As the ambient temperature decreases and cools the fluctuating temperature medium

-the counterweight overpowers the force the medium exerts on the piston

-the piston is pushed down by the counterweight

-the force of the downward movement of the piston is converted into kinetic energy by the gearbox.

(the kinetic energy can be converted into electricity.)

Cycle repeats.

Example 2.: A typical cycle of the generator using method 2.

In a terrestrial environment, using liquid nitrogen as the medium, and a heat source.

Coldest point of cycle

-piston is stops at bottom most position

-fluctuating temperature medium is at its coldest.

-the flow of heated fluid begins

Heating phase

-the medium is heated by a heated fluid passing though the external cylinder or coil

-the medium can no longer be kept compressed by the counterweight

-the medium's expansion pushes the piston upward

-the force of the upward movement of the piston is converted into kinetic energy by the gearbox

(the kinetic energy can be converted into electricity)

Hottest point of cycle

-piston is stopped at uppermost position

-fluctuating temperature medium is at its hottest

-the flow of heated fluid stops

Cooling phase.

-the fluctuating temperature medium is cooled by the ambient temperature.

-the counterweight overpowers the force the medium exerts on the piston

-the piston is pushed down by the counterweight

-the force of the downward movement of the piston is converted into kinetic energy by the gearbox.

(the kinetic energy can be converted into electricity.) Example 3.: A typical cycle of the generator using method 2.

In a terrestrial environment, using liquid nitrogen as the medium, and a cold source.

Coldest point of cycle

-piston is stops at bottom most position

-fluctuating temperature medium is at its coldest.

-the flow of cold fluid stops

Heating phase

-the medium is heated by the ambient temperature

-the medium can no longer be kept compressed by the counterweight

-the medium's expansion pushes the piston upward

-the force of the upward movement of the piston is converted into kinetic energy by the gearbox

(the kinetic energy can be converted into electricity)

Hottest point of cycle

-piston is stopped at uppermost position

-fluctuating temperature medium is at its hottest

-the flow of cold fluid begins

Cooling phase.

-the fluctuating temperature medium is cooled by the cooled fluid passing though the external cylinder or coil

-the counterweight overpowers the force the medium exerts on the piston

-the piston is pushed down by the counterweight

-the force of the downward movement of the piston is converted into kinetic energy by the gearbox.

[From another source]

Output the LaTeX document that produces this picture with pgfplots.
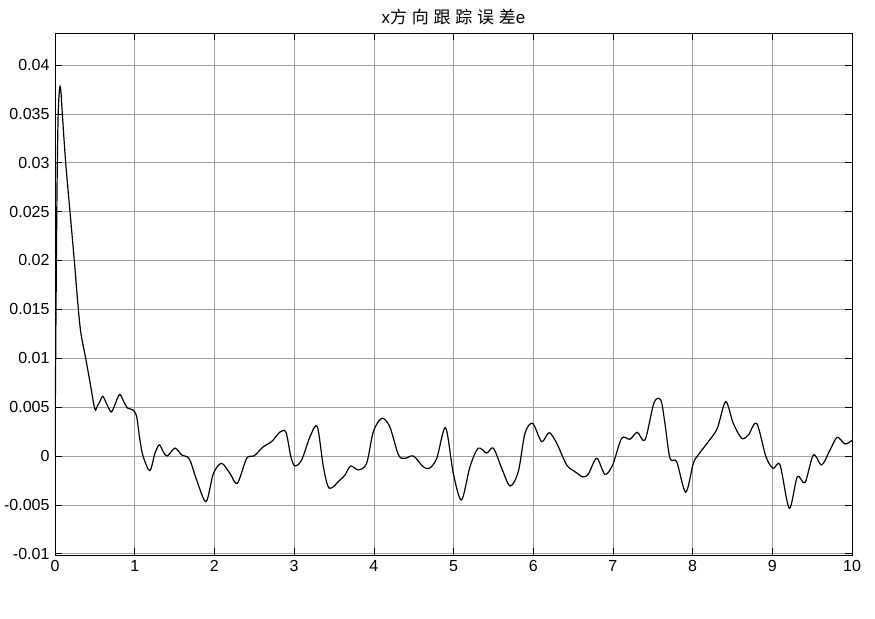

(the kinetic energy can be converted into electricity.) Example 4.: A typical cycle of the generator using method 3.

In a terrestrial environment, using liquid nitrogen as the medium, as well as heat and cold sources.

Coldest point of cycle

-flow of cold fluid stops

-piston is stops at bottom most position

-fluctuating temperature medium is at its coldest.

-flow of hot fluid begins

Heating phase

-the medium is heated by a heated fluid passing though the external cylinder or coil

-the medium can no longer be kept compressed by the counterweight

-the medium's expansion pushes the piston upward

-the force of the upward movement of the piston is converted into kinetic energy by the gearbox

(the kinetic energy can be converted into electricity)

Hottest point of cycle

-flow of hot fluid stops

-piston is stopped at uppermost position

-fluctuating temperature medium is at its hottest

-flow of cool fluid begins

Cooling phase.

-the medium is cooled by a cool fluid passing though the external cylinder or coil

-the counterweight overpowers the force the medium exerts on the piston

-the piston is assisted down by the counterweight

-the force of the downward movement of the piston is converted into kinetic energy by the gearbox.

(the kinetic energy can be converted into electricity.)

Claims

I claim the Fluctuating Temperature Based Power Generator will

1. Be a renewable power source

2. Be a nonpolluting power source

3. Function in any environment with a fluctuating temperature.

4. Function in any environment with a powerful heat (or cold) source.

5. Function in any environment with a source of heat and a source of cold.